Au cours du « confinement » (du 17 mars au 10 mai 2020), d’un côté, le décret n° 2020-293 en date du 24 mars 2020 n'interdisait, dans son article 7, que les rassemblements à partir de cent personnes. Cela n’a jamais annoncé comme tel dans le débat public au cours du « confinement » – le discours politique partait toujours du présupposé que les rassemblements dans l’espace public étaient interdits –, mais le nombre inscrit dans le droit positif était alors, concrètement, de cent personnes.
Toutefois, cette non-interdiction des rassemblements jusqu’à cent personnes était contrebalancée par l’article 3 du même décret n° 2020-293 du 24 mars 2020, qui introduisait également l'obligation d'être en possession d'une Autorisation dérogatoire de déplacement, limitant de fait les sorties personnelles à une heure quotidienne, sauf si la sortie était liée au travail.
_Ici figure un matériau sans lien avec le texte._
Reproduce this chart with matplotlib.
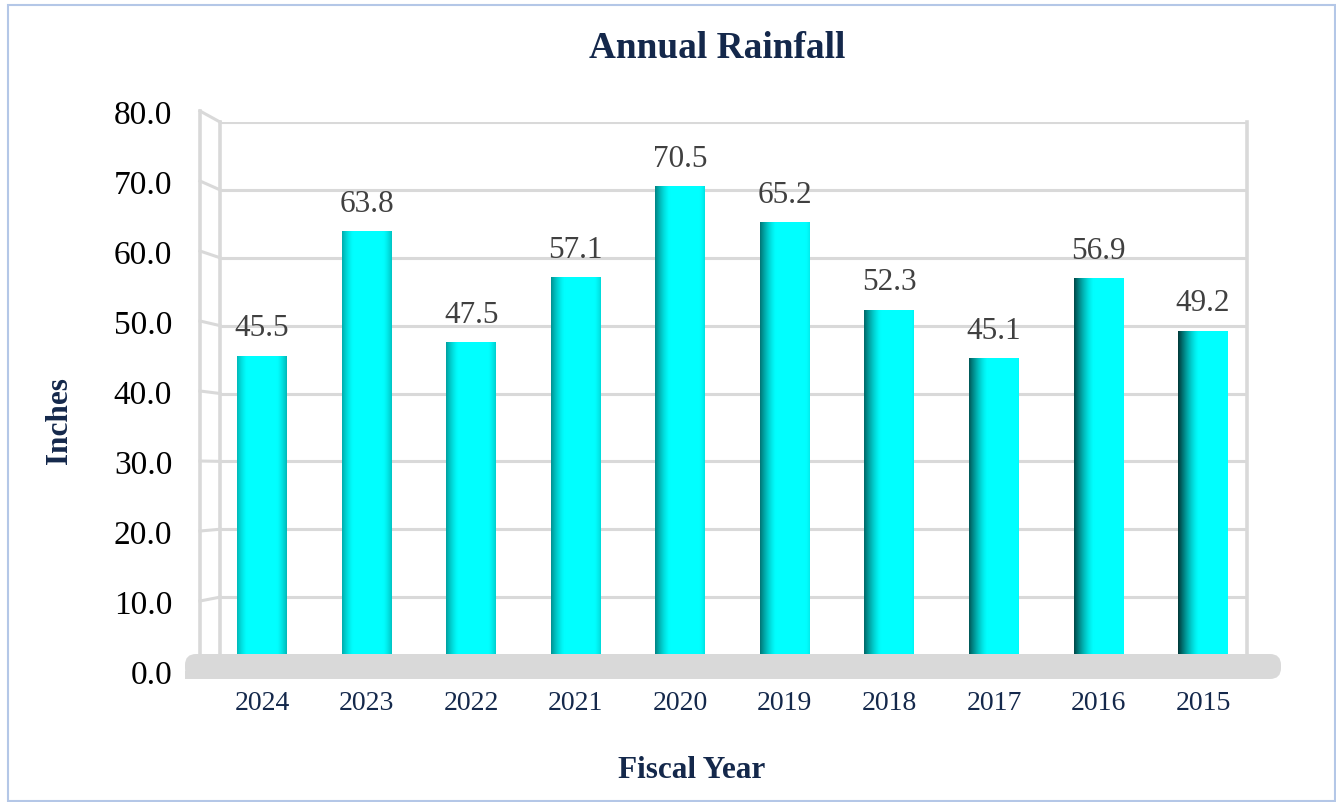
import numpy as np
import matplotlib
matplotlib.use("Agg")
import matplotlib.pyplot as plt
from matplotlib.patches import FancyBboxPatch, Rectangle
from matplotlib.lines import Line2D
from matplotlib.transforms import IdentityTransform

# 数据
years = ["2024", "2023", "2022", "2021", "2020", "2019", "2018", "2017", "2016", "2015"]
rainfall = [45.5, 63.8, 47.5, 57.1, 70.5, 65.2, 52.3, 45.1, 56.9, 49.2]
yticks = [0, 10, 20, 30, 40, 50, 60, 70, 80]

W, H = 1336, 803
navy = "#14284B"
wall = "#D9D9D9"
plt.rcParams["font.family"] = ["Liberation Serif", "DejaVu Serif"]

fig = plt.figure(figsize=(W / 100, H / 100), dpi=100)

def fx(px):
    return px / W

def fy(py):
    return 1 - py / H

# 外框
fig.patches.append(Rectangle((fx(8), fy(802)), fx(1327), fy(6) - fy(802), transform=fig.transFigure,
                             fill=False, ec="#B4C7E7", lw=1.5, zorder=0))

# 后墙 (网格和柱子)
ax = fig.add_axes([fx(220), fy(666), fx(1247) - fx(220), fy(123) - fy(666)])
x = np.arange(len(years))
for v in yticks[1:]:
    ax.axhline(v, color=wall, lw=2.2, zorder=1)
for s in ["top", "bottom"]:
    ax.spines[s].set_visible(False)
for s in ["left", "right"]:
    ax.spines[s].set_color(wall)
    ax.spines[s].set_linewidth(2.6)
ax.set_xticks([])
ax.set_yticks([])

# 圆柱状渐变
bw = 0.478
u = np.linspace(0, 1, 120)
for i, (xi, val) in enumerate(zip(x, rainfall)):
    uh = 0.5 + 0.22 * i / (len(x) - 1)
    dist = np.abs(u - uh)
    d = np.clip((dist - 0.3) / 0.42, 0, 1) ** 1.4
    b = 1 - 0.78 * d
    img = np.zeros((1, len(u), 3))
    img[0, :, 1] = b
    img[0, :, 2] = b
    ax.imshow(img, extent=(xi - bw / 2, xi + bw / 2, 0, val), aspect="auto",
              interpolation="bilinear", zorder=3)
    ax.annotate(f"{val:.1f}", (xi, val), xytext=(0, 10), textcoords="offset points",
                ha="center", va="bottom", fontsize=22.5, color="#404040", zorder=4)
ax.set_xlim(-0.402, 9.42)
ax.set_ylim(0, 80)

# 前墙刻度
fax = fig.add_axes([fx(200), fy(672), fx(20), fy(112) - fy(672)])
fax.set_ylim(0, 80)
fax.set_xlim(0, 1)
fax.patch.set_visible(False)
for s in ["top", "bottom", "right", "left"]:
    fax.spines[s].set_visible(False)
fax.set_xticks([])
fax.set_yticks(yticks)
fax.set_yticklabels([f"{v:.1f}" for v in yticks], fontsize=24, color="black")
fax.tick_params(axis="y", length=0, pad=20)

# 侧墙线条
inv = fig.transFigure.inverted()
for v in yticks[1:]:
    p1 = inv.transform(fax.transData.transform((0, v)))
    p2 = inv.transform(ax.transData.transform((-0.402, v)))
    fig.lines.append(Line2D([p1[0], p2[0]], [p1[1], p2[1]], transform=fig.transFigure,
                            color=wall, lw=2.2, zorder=1))
p_top = inv.transform(fax.transData.transform((0, 80)))
fig.lines.append(Line2D([p_top[0], p_top[0]], [p_top[1], fy(655)], transform=fig.transFigure,
                        color=wall, lw=2.6, zorder=1))

# 底座 (像素坐标)
floor = FancyBboxPatch((185, H - 680), 1096, 25, boxstyle="round,pad=0,rounding_size=11",
                       transform=IdentityTransform(), fc=wall, ec="none", zorder=5)
fig.patches.append(floor)
fig.patches.append(Rectangle((185, H - 680), 40, 8, transform=IdentityTransform(),
                             fc=wall, ec="none", zorder=5))

# 年份标签
for xi, yr in zip(x, years):
    px = inv.transform(ax.transData.transform((xi, 0)))[0]
    fig.text(px, fy(704), yr, ha="center", va="center", fontsize=20, color=navy)

fig.text(fx(717), fy(49), "Annual Rainfall", ha="center", va="center", fontsize=26.8,
         fontweight="bold", color=navy)
fig.text(fx(692), fy(771), "Fiscal Year", ha="center", va="center", fontsize=22.5,
         fontweight="bold", color=navy)
fig.text(fx(60), fy(421), "Inches", ha="center", va="center", rotation=90, fontsize=22.5,
         fontweight="bold", color=navy)

fig.savefig("out.png", dpi=100)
À Paris, à partir d’un arrêté préfectoral du 7 avril 2020, l’exercice physique individuel (la pratique sportive) était, en plus, cantonné à une période quotidienne entre 19 heures et 10 heures du matin, le lendemain. Cela menaçait, de fait, les participantEs à tout rassemblement d’une amende de 135 euros dans la mesure où la participation à un rassemblement (par exemple politique) n’était pas prévue dans l’une des cases du document type d’Attestation dérogatoire de déplacement téléchargeable sur le site du ministère de l’Intérieur.
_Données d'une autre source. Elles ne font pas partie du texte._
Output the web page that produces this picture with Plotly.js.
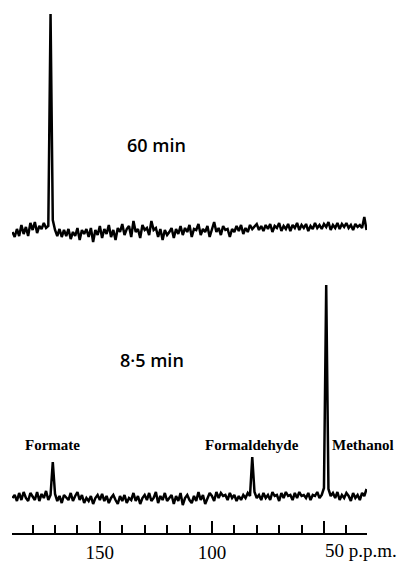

Depuis le « déconfinement », l’article 7 du décret n° 2020-548 du 11 mai 2020 interdit tout rassemblement de « plus de dix personnes », ceci jusqu’à la fin de l’état d’urgence sanitaire, actuellement en vigueur jusqu’au 10 juillet 2020 (et qui sera éventuellement prolongé).
Le préfet, la préfète ou, dans le cas parisien, le préfet de police peut cependant autoriser les rassemblements considérés comme « indispensables à la continuité de la vie de la Nation ». La manifestation du 30 mai dernier, par exemple, n’avait pas la chance d’être rangée par l’autorité préfectorale dans cette rubrique.
Même le président du groupe parlementaire principal de la droite, Damien Abad (LR), demande dans le Parisien du 29 mai 2020 « la levée » de cette interdiction. Certes, Les Républicains le font sans doute parce qu’ils se trouvent actuellement dans l’opposition. Mais le camp gouvernemental trouve, sans doute, l’occasion trop pelle de museler toute contestation sous prétexte de risque sanitaire… Nous ne l’accepterons pas plus demain qu’aujourd’hui.